* [Exercise details] In the listing below, pick out lines with "this".

___ Records shown

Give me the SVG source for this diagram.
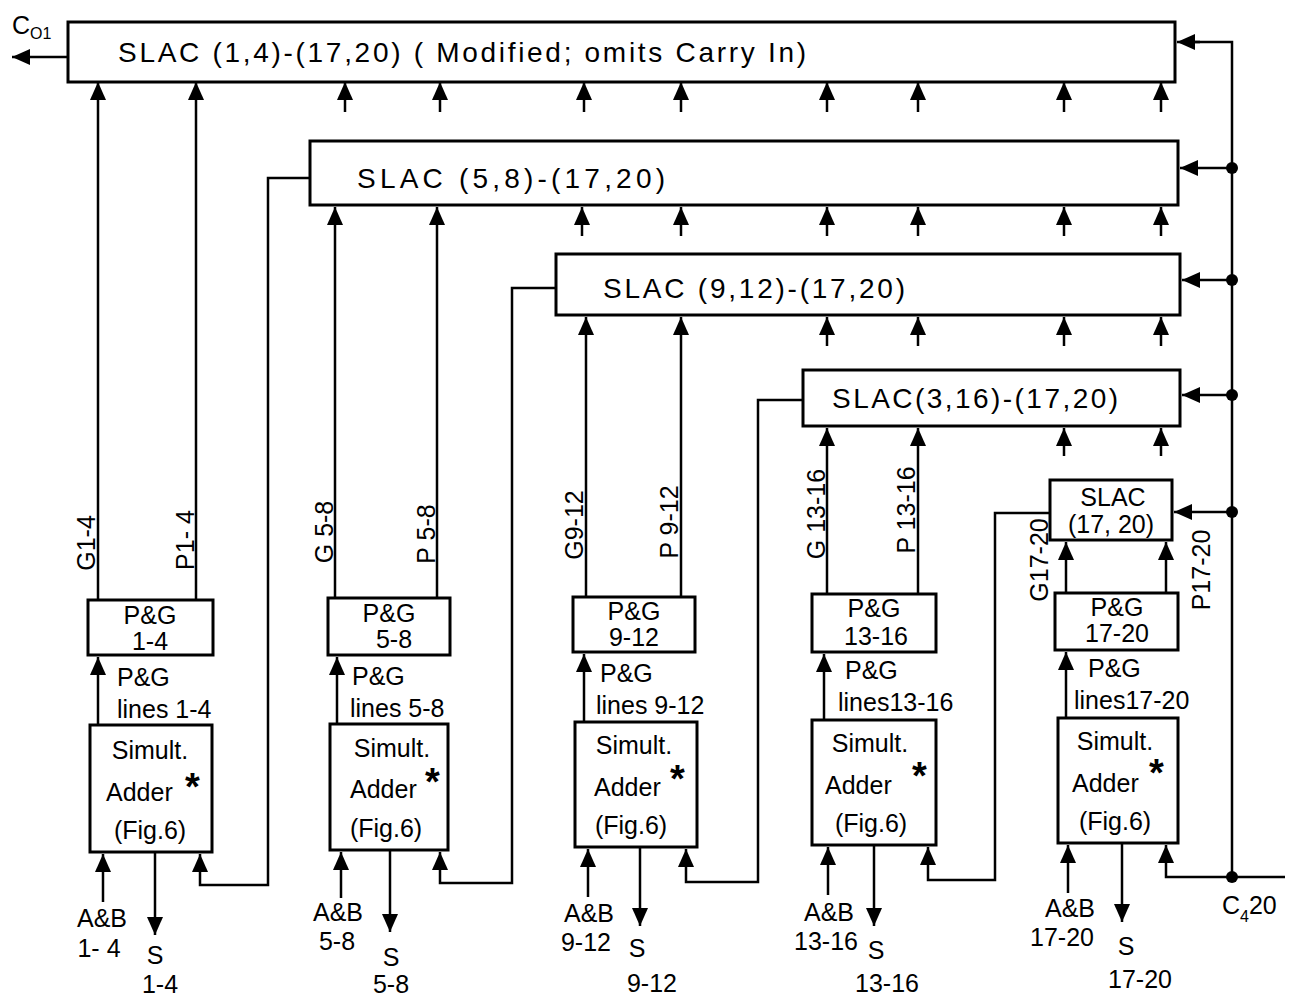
<svg xmlns="http://www.w3.org/2000/svg" width="1292" height="1000" viewBox="0 0 1292 1000">
<style>
.box{fill:#fff;stroke:#000;stroke-width:3}
.w{fill:none;stroke:#000;stroke-width:2.5}
.a{fill:none;stroke:#000;stroke-width:2.5;marker-end:url(#ah)}
text{font-family:"Liberation Sans","DejaVu Sans",sans-serif;fill:#000}
.t{font-size:28px}
.s{font-size:25px}
.c{text-anchor:middle}
.st{font-size:38px;font-weight:bold}
.dot{fill:#000}
</style>
<defs>
<marker id="ah" markerUnits="userSpaceOnUse" markerWidth="20" markerHeight="16" refX="18" refY="8" orient="auto">
<path d="M0,0 L18,8 L0,16 z" fill="#000"/>
</marker>
</defs>
<rect width="1292" height="1000" fill="#fff"/>

<g id="connectors">
<!-- carry out -->
<line class="a" x1="68" y1="57" x2="12" y2="57"/>
<!-- right bus -->
<path class="w" d="M1232,877 V42 H1195"/>
<line class="a" x1="1200" y1="42" x2="1177" y2="42"/>
<line class="a" x1="1232" y1="168" x2="1180" y2="168"/>
<line class="a" x1="1232" y1="280" x2="1182" y2="280"/>
<line class="a" x1="1232" y1="395" x2="1182" y2="395"/>
<line class="a" x1="1232" y1="512" x2="1174" y2="512"/>
<circle class="dot" cx="1232" cy="168" r="6"/>
<circle class="dot" cx="1232" cy="280" r="6"/>
<circle class="dot" cx="1232" cy="395" r="6"/>
<circle class="dot" cx="1232" cy="512" r="6"/>
<circle class="dot" cx="1232" cy="877" r="6"/>
<!-- short arrows under box 1 -->
<line class="a" x1="345" y1="112" x2="345" y2="82"/>
<line class="a" x1="440" y1="112" x2="440" y2="82"/>
<line class="a" x1="584" y1="112" x2="584" y2="82"/>
<line class="a" x1="681" y1="112" x2="681" y2="82"/>
<line class="a" x1="827" y1="112" x2="827" y2="82"/>
<line class="a" x1="918" y1="112" x2="918" y2="82"/>
<line class="a" x1="1064" y1="112" x2="1064" y2="82"/>
<line class="a" x1="1161" y1="112" x2="1161" y2="82"/>
<!-- short arrows under box 2 -->
<line class="a" x1="582" y1="236" x2="582" y2="207"/>
<line class="a" x1="681" y1="236" x2="681" y2="207"/>
<line class="a" x1="827" y1="236" x2="827" y2="207"/>
<line class="a" x1="918" y1="236" x2="918" y2="207"/>
<line class="a" x1="1064" y1="236" x2="1064" y2="207"/>
<line class="a" x1="1161" y1="236" x2="1161" y2="207"/>
<!-- short arrows under box 3 -->
<line class="a" x1="827" y1="346" x2="827" y2="317"/>
<line class="a" x1="918" y1="346" x2="918" y2="317"/>
<line class="a" x1="1064" y1="346" x2="1064" y2="317"/>
<line class="a" x1="1161" y1="346" x2="1161" y2="317"/>
<!-- short arrows under box 4 -->
<line class="a" x1="1064" y1="456" x2="1064" y2="428"/>
<line class="a" x1="1161" y1="456" x2="1161" y2="428"/>
<!-- G/P lines -->
<line class="a" x1="98" y1="600" x2="98" y2="82"/>
<line class="a" x1="196" y1="600" x2="196" y2="82"/>
<line class="a" x1="335" y1="598" x2="335" y2="207"/>
<line class="a" x1="437" y1="598" x2="437" y2="207"/>
<line class="a" x1="586" y1="597" x2="586" y2="317"/>
<line class="a" x1="681" y1="597" x2="681" y2="317"/>
<line class="a" x1="827" y1="594" x2="827" y2="428"/>
<line class="a" x1="918" y1="594" x2="918" y2="428"/>
<line class="a" x1="1066" y1="593" x2="1066" y2="542"/>
<line class="a" x1="1166" y1="593" x2="1166" y2="542"/>
<!-- adder to P&G -->
<line class="a" x1="98" y1="725" x2="98" y2="657"/>
<line class="a" x1="337" y1="724" x2="337" y2="657"/>
<line class="a" x1="584" y1="722" x2="584" y2="654"/>
<line class="a" x1="824" y1="720" x2="824" y2="654"/>
<line class="a" x1="1066" y1="718" x2="1066" y2="652"/>
<!-- carry-in feedback paths -->
<path class="a" d="M310,178 H268 V885 H200 V854"/>
<path class="a" d="M556,288 H512 V883 H440 V852"/>
<path class="a" d="M803,400 H758 V882 H686 V849"/>
<path class="a" d="M1050,513 H995 V880 H928 V847"/>
<path class="a" d="M1285,877 H1166 V845"/>
<!-- A&B inputs -->
<line class="a" x1="103" y1="902" x2="103" y2="854"/>
<line class="a" x1="341" y1="898" x2="341" y2="852"/>
<line class="a" x1="588" y1="897" x2="588" y2="849"/>
<line class="a" x1="828" y1="895" x2="828" y2="847"/>
<line class="a" x1="1068" y1="893" x2="1068" y2="845"/>
<!-- S outputs -->
<line class="a" x1="155" y1="852" x2="155" y2="935"/>
<line class="a" x1="390" y1="850" x2="390" y2="932"/>
<line class="a" x1="640" y1="847" x2="640" y2="926"/>
<line class="a" x1="874" y1="845" x2="874" y2="926"/>
<line class="a" x1="1122" y1="843" x2="1122" y2="922"/>
</g>

<g id="slac1">
<rect class="box" x="68" y="22" width="1107" height="60"/>
<text class="t" x="118" y="62" textLength="688" lengthAdjust="spacing">SLAC (1,4)-(17,20)  ( Modified; omits Carry In)</text>
</g>
<g id="slac2">
<rect class="box" x="310" y="141" width="868" height="64"/>
<text class="t" x="357" y="188" textLength="308" lengthAdjust="spacing">SLAC (5,8)-(17,20)</text>
</g>
<g id="slac3">
<rect class="box" x="556" y="254" width="624" height="61"/>
<text class="t" x="603" y="298" textLength="302" lengthAdjust="spacing">SLAC (9,12)-(17,20)</text>
</g>
<g id="slac4">
<rect class="box" x="803" y="370" width="377" height="56"/>
<text class="t" x="832" y="408" textLength="286" lengthAdjust="spacing">SLAC(3,16)-(17,20)</text>
</g>
<g id="slac5">
<rect class="box" x="1050" y="480" width="122" height="60"/>
<text class="s c" x="1113" y="506">SLAC</text>
<text class="s c" x="1111" y="533">(17, 20)</text>
</g>

<g id="pg1">
<rect class="box" x="88" y="600" width="125" height="55"/>
<text class="s c" x="150" y="624">P&amp;G</text>
<text class="s c" x="150" y="650">1-4</text>
</g>
<g id="pg2">
<rect class="box" x="328" y="598" width="122" height="57"/>
<text class="s c" x="389" y="622">P&amp;G</text>
<text class="s c" x="394" y="648">5-8</text>
</g>
<g id="pg3">
<rect class="box" x="573" y="597" width="122" height="55"/>
<text class="s c" x="634" y="620">P&amp;G</text>
<text class="s c" x="634" y="646">9-12</text>
</g>
<g id="pg4">
<rect class="box" x="812" y="594" width="124" height="58"/>
<text class="s c" x="874" y="617">P&amp;G</text>
<text class="s c" x="876" y="645">13-16</text>
</g>
<g id="pg5">
<rect class="box" x="1055" y="593" width="123" height="57"/>
<text class="s c" x="1117" y="616">P&amp;G</text>
<text class="s c" x="1117" y="642">17-20</text>
</g>

<g id="adder1">
<rect class="box" x="90" y="725" width="122" height="127"/>
<text class="s c" x="150" y="759">Simult.</text>
<text class="s" x="106" y="801">Adder</text>
<text class="st" x="185" y="800">*</text>
<text class="s c" x="150" y="839">(Fig.6)</text>
</g>
<g id="adder2">
<rect class="box" x="330" y="724" width="118" height="126"/>
<text class="s c" x="392" y="757">Simult.</text>
<text class="s" x="350" y="798">Adder</text>
<text class="st" x="425" y="795">*</text>
<text class="s c" x="386" y="837">(Fig.6)</text>
</g>
<g id="adder3">
<rect class="box" x="575" y="722" width="122" height="125"/>
<text class="s c" x="634" y="754">Simult.</text>
<text class="s" x="594" y="796">Adder</text>
<text class="st" x="670" y="792">*</text>
<text class="s c" x="631" y="834">(Fig.6)</text>
</g>
<g id="adder4">
<rect class="box" x="812" y="720" width="124" height="125"/>
<text class="s c" x="870" y="752">Simult.</text>
<text class="s" x="825" y="794">Adder</text>
<text class="st" x="912" y="789">*</text>
<text class="s c" x="871" y="832">(Fig.6)</text>
</g>
<g id="adder5">
<rect class="box" x="1058" y="718" width="120" height="125"/>
<text class="s c" x="1115" y="750">Simult.</text>
<text class="s" x="1072" y="792">Adder</text>
<text class="st" x="1149" y="786">*</text>
<text class="s c" x="1115" y="830">(Fig.6)</text>
</g>

<g id="labels">
<text class="s" x="12" y="34">C<tspan font-size="16" dy="5">O1</tspan></text>
<text class="s c" transform="translate(95,543) rotate(-90)">G1-4</text>
<text class="s c" transform="translate(194,540) rotate(-90)">P1- 4</text>
<text class="s c" transform="translate(333,532) rotate(-90)">G 5-8</text>
<text class="s c" transform="translate(435,534) rotate(-90)">P 5-8</text>
<text class="s c" transform="translate(583,525) rotate(-90)">G9-12</text>
<text class="s c" transform="translate(678,522) rotate(-90)">P 9-12</text>
<text class="s c" transform="translate(825,514) rotate(-90)">G 13-16</text>
<text class="s c" transform="translate(915,510) rotate(-90)">P 13-16</text>
<text class="s c" transform="translate(1048,560) rotate(-90)">G17-20</text>
<text class="s c" transform="translate(1210,570) rotate(-90)">P17-20</text>

<text class="s" x="117" y="686">P&amp;G</text>
<text class="s" x="117" y="718">lines 1-4</text>
<text class="s" x="352" y="685">P&amp;G</text>
<text class="s" x="350" y="717">lines 5-8</text>
<text class="s" x="600" y="682">P&amp;G</text>
<text class="s" x="596" y="714">lines 9-12</text>
<text class="s" x="845" y="679">P&amp;G</text>
<text class="s" x="838" y="711">lines13-16</text>
<text class="s" x="1088" y="677">P&amp;G</text>
<text class="s" x="1074" y="709">lines17-20</text>

<text class="s c" x="102" y="927">A&amp;B</text>
<text class="s c" x="99" y="957">1- 4</text>
<text class="s c" x="155" y="964">S</text>
<text class="s c" x="160" y="993">1-4</text>
<text class="s c" x="338" y="921">A&amp;B</text>
<text class="s c" x="337" y="950">5-8</text>
<text class="s c" x="391" y="966">S</text>
<text class="s c" x="391" y="993">5-8</text>
<text class="s c" x="589" y="922">A&amp;B</text>
<text class="s c" x="586" y="951">9-12</text>
<text class="s c" x="637" y="957">S</text>
<text class="s c" x="652" y="992">9-12</text>
<text class="s c" x="829" y="921">A&amp;B</text>
<text class="s c" x="826" y="950">13-16</text>
<text class="s c" x="876" y="959">S</text>
<text class="s c" x="887" y="992">13-16</text>
<text class="s c" x="1070" y="917">A&amp;B</text>
<text class="s c" x="1062" y="946">17-20</text>
<text class="s c" x="1126" y="955">S</text>
<text class="s c" x="1140" y="988">17-20</text>
<text class="s" x="1222" y="914">C<tspan font-size="16" dy="8">4</tspan><tspan dy="-8">20</tspan></text>
</g>
</svg>
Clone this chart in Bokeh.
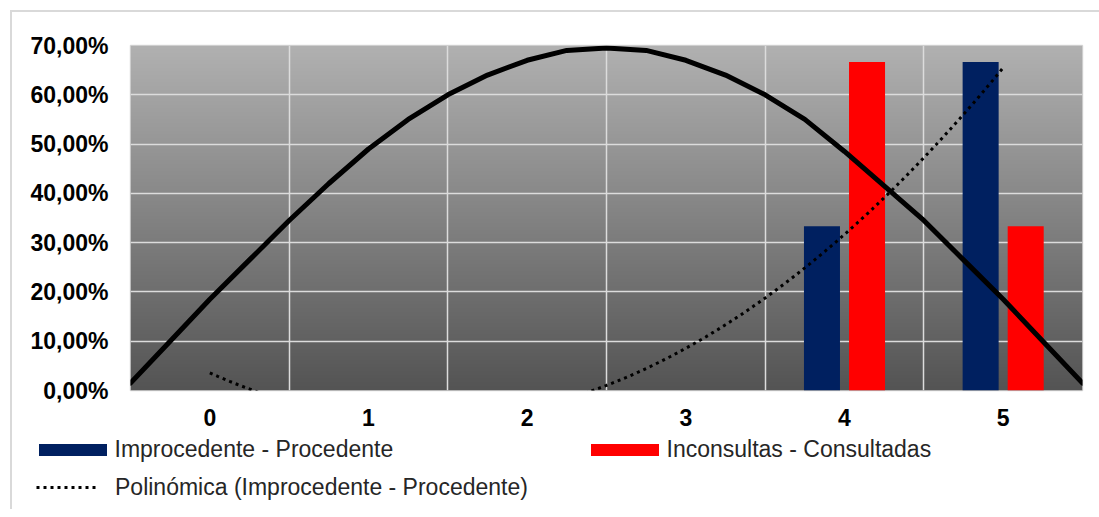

______

* [Answer to the task]
Give me the SVG source for this diagram.
Clone this chart in Bokeh.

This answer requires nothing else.